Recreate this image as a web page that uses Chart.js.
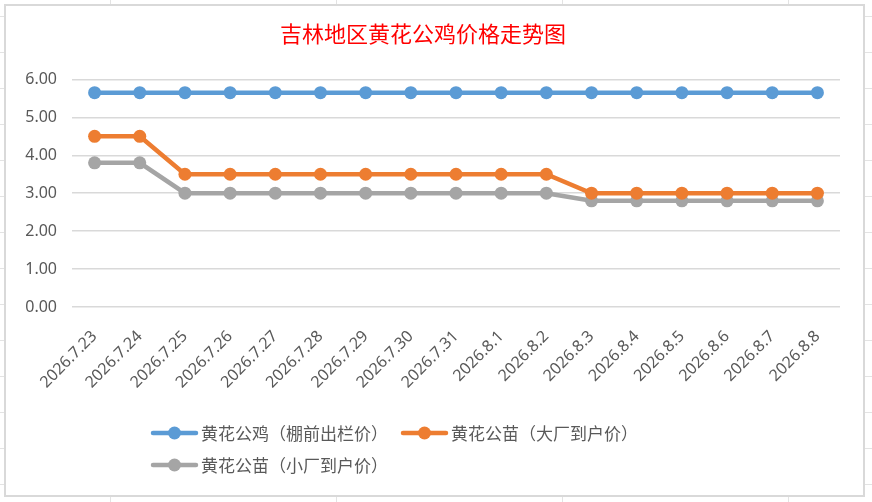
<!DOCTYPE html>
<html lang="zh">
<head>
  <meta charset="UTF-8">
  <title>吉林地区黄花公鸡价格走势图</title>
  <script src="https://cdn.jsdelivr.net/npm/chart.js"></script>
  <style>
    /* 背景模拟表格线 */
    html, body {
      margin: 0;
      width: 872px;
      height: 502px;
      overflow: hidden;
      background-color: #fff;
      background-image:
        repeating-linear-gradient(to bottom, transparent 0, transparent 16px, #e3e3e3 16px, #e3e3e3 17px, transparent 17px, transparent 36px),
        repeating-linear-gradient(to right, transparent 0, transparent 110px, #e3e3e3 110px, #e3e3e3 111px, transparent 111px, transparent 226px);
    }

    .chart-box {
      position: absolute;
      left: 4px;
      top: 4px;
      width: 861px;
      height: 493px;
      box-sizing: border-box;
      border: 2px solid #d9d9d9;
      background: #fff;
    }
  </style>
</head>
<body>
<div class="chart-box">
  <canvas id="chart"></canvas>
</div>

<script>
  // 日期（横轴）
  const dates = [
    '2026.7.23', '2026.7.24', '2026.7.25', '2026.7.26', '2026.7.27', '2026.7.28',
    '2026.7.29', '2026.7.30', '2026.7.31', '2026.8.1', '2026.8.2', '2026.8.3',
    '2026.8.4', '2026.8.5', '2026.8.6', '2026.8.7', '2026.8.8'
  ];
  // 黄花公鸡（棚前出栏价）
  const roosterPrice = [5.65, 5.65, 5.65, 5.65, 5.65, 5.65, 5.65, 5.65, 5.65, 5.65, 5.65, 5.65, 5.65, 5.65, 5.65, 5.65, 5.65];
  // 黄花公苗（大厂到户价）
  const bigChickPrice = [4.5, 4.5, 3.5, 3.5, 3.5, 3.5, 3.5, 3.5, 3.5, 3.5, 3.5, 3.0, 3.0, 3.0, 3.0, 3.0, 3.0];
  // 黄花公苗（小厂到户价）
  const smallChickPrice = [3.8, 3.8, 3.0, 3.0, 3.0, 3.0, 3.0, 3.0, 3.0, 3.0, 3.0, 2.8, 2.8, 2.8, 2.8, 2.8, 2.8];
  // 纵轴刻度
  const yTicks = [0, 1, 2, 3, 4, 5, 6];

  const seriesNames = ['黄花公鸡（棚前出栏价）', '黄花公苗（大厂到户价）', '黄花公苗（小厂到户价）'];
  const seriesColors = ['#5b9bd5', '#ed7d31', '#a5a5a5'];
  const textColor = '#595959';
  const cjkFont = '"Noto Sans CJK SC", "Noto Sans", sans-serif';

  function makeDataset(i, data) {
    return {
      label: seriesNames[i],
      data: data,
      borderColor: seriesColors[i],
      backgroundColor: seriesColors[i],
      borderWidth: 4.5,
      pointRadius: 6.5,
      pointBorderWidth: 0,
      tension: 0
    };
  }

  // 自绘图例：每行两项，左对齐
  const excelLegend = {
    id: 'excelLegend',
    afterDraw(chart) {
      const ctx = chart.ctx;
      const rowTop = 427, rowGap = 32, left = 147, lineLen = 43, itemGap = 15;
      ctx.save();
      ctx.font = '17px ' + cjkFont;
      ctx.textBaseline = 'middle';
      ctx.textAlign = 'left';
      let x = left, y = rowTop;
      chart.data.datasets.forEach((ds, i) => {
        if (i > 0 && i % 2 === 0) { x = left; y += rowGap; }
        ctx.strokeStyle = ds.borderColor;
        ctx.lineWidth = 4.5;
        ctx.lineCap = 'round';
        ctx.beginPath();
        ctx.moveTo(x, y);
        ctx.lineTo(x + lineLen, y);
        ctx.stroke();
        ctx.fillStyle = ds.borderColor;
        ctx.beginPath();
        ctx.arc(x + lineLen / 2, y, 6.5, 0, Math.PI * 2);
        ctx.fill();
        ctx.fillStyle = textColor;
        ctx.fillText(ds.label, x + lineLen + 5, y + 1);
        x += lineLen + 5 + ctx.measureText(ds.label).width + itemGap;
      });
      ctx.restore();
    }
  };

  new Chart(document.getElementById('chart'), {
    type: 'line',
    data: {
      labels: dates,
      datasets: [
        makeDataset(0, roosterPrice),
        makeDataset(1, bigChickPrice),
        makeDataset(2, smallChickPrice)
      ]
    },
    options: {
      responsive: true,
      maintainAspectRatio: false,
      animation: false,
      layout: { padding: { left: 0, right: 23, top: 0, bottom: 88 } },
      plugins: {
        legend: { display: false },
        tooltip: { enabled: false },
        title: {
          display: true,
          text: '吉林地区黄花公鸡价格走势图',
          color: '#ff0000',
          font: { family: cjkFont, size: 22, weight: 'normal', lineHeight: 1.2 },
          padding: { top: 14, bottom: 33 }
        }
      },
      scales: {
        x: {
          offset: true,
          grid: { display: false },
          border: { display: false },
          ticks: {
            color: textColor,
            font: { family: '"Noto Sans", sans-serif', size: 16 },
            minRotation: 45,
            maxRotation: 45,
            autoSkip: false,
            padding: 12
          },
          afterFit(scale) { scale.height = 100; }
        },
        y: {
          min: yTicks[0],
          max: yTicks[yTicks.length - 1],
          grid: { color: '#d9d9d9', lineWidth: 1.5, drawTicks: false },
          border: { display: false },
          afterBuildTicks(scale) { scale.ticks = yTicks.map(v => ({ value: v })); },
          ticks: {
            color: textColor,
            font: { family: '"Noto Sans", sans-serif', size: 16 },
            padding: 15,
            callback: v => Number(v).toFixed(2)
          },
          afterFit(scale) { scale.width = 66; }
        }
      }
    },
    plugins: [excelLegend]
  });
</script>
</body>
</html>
........
Repeat the data in full and exactly. Omit pictures.

Recreate this image as a web page that uses Chart.js.
<!DOCTYPE html>
<html lang="zh">
<head>
  <meta charset="UTF-8">
  <title>吉林地区黄花公鸡价格走势图</title>
  <script src="https://cdn.jsdelivr.net/npm/chart.js"></script>
  <style>
    /* 背景模拟表格线 */
    html, body {
      margin: 0;
      width: 872px;
      height: 502px;
      overflow: hidden;
      background-color: #fff;
      background-image:
        repeating-linear-gradient(to bottom, transparent 0, transparent 16px, #e3e3e3 16px, #e3e3e3 17px, transparent 17px, transparent 36px),
        repeating-linear-gradient(to right, transparent 0, transparent 110px, #e3e3e3 110px, #e3e3e3 111px, transparent 111px, transparent 226px);
    }

    .chart-box {
      position: absolute;
      left: 4px;
      top: 4px;
      width: 861px;
      height: 493px;
      box-sizing: border-box;
      border: 2px solid #d9d9d9;
      background: #fff;
    }
  </style>
</head>
<body>
<div class="chart-box">
  <canvas id="chart"></canvas>
</div>

<script>
  // 日期（横轴）
  const dates = [
    '2026.7.23', '2026.7.24', '2026.7.25', '2026.7.26', '2026.7.27', '2026.7.28',
    '2026.7.29', '2026.7.30', '2026.7.31', '2026.8.1', '2026.8.2', '2026.8.3',
    '2026.8.4', '2026.8.5', '2026.8.6', '2026.8.7', '2026.8.8'
  ];
  // 黄花公鸡（棚前出栏价）
  const roosterPrice = [5.65, 5.65, 5.65, 5.65, 5.65, 5.65, 5.65, 5.65, 5.65, 5.65, 5.65, 5.65, 5.65, 5.65, 5.65, 5.65, 5.65];
  // 黄花公苗（大厂到户价）
  const bigChickPrice = [4.5, 4.5, 3.5, 3.5, 3.5, 3.5, 3.5, 3.5, 3.5, 3.5, 3.5, 3.0, 3.0, 3.0, 3.0, 3.0, 3.0];
  // 黄花公苗（小厂到户价）
  const smallChickPrice = [3.8, 3.8, 3.0, 3.0, 3.0, 3.0, 3.0, 3.0, 3.0, 3.0, 3.0, 2.8, 2.8, 2.8, 2.8, 2.8, 2.8];
  // 纵轴刻度
  const yTicks = [0, 1, 2, 3, 4, 5, 6];

  const seriesNames = ['黄花公鸡（棚前出栏价）', '黄花公苗（大厂到户价）', '黄花公苗（小厂到户价）'];
  const seriesColors = ['#5b9bd5', '#ed7d31', '#a5a5a5'];
  const textColor = '#595959';
  const cjkFont = '"Noto Sans CJK SC", "Noto Sans", sans-serif';

  function makeDataset(i, data) {
    return {
      label: seriesNames[i],
      data: data,
      borderColor: seriesColors[i],
      backgroundColor: seriesColors[i],
      borderWidth: 4.5,
      pointRadius: 6.5,
      pointBorderWidth: 0,
      tension: 0
    };
  }

  // 自绘图例：每行两项，左对齐
  const excelLegend = {
    id: 'excelLegend',
    afterDraw(chart) {
      const ctx = chart.ctx;
      const rowTop = 427, rowGap = 32, left = 147, lineLen = 43, itemGap = 15;
      ctx.save();
      ctx.font = '17px ' + cjkFont;
      ctx.textBaseline = 'middle';
      ctx.textAlign = 'left';
      let x = left, y = rowTop;
      chart.data.datasets.forEach((ds, i) => {
        if (i > 0 && i % 2 === 0) { x = left; y += rowGap; }
        ctx.strokeStyle = ds.borderColor;
        ctx.lineWidth = 4.5;
        ctx.lineCap = 'round';
        ctx.beginPath();
        ctx.moveTo(x, y);
        ctx.lineTo(x + lineLen, y);
        ctx.stroke();
        ctx.fillStyle = ds.borderColor;
        ctx.beginPath();
        ctx.arc(x + lineLen / 2, y, 6.5, 0, Math.PI * 2);
        ctx.fill();
        ctx.fillStyle = textColor;
        ctx.fillText(ds.label, x + lineLen + 5, y + 1);
        x += lineLen + 5 + ctx.measureText(ds.label).width + itemGap;
      });
      ctx.restore();
    }
  };

  new Chart(document.getElementById('chart'), {
    type: 'line',
    data: {
      labels: dates,
      datasets: [
        makeDataset(0, roosterPrice),
        makeDataset(1, bigChickPrice),
        makeDataset(2, smallChickPrice)
      ]
    },
    options: {
      responsive: true,
      maintainAspectRatio: false,
      animation: false,
      layout: { padding: { left: 0, right: 23, top: 0, bottom: 88 } },
      plugins: {
        legend: { display: false },
        tooltip: { enabled: false },
        title: {
          display: true,
          text: '吉林地区黄花公鸡价格走势图',
          color: '#ff0000',
          font: { family: cjkFont, size: 22, weight: 'normal', lineHeight: 1.2 },
          padding: { top: 14, bottom: 33 }
        }
      },
      scales: {
        x: {
          offset: true,
          grid: { display: false },
          border: { display: false },
          ticks: {
            color: textColor,
            font: { family: '"Noto Sans", sans-serif', size: 16 },
            minRotation: 45,
            maxRotation: 45,
            autoSkip: false,
            padding: 12
          },
          afterFit(scale) { scale.height = 100; }
        },
        y: {
          min: yTicks[0],
          max: yTicks[yTicks.length - 1],
          grid: { color: '#d9d9d9', lineWidth: 1.5, drawTicks: false },
          border: { display: false },
          afterBuildTicks(scale) { scale.ticks = yTicks.map(v => ({ value: v })); },
          ticks: {
            color: textColor,
            font: { family: '"Noto Sans", sans-serif', size: 16 },
            padding: 15,
            callback: v => Number(v).toFixed(2)
          },
          afterFit(scale) { scale.width = 66; }
        }
      }
    },
    plugins: [excelLegend]
  });
</script>
</body>
</html>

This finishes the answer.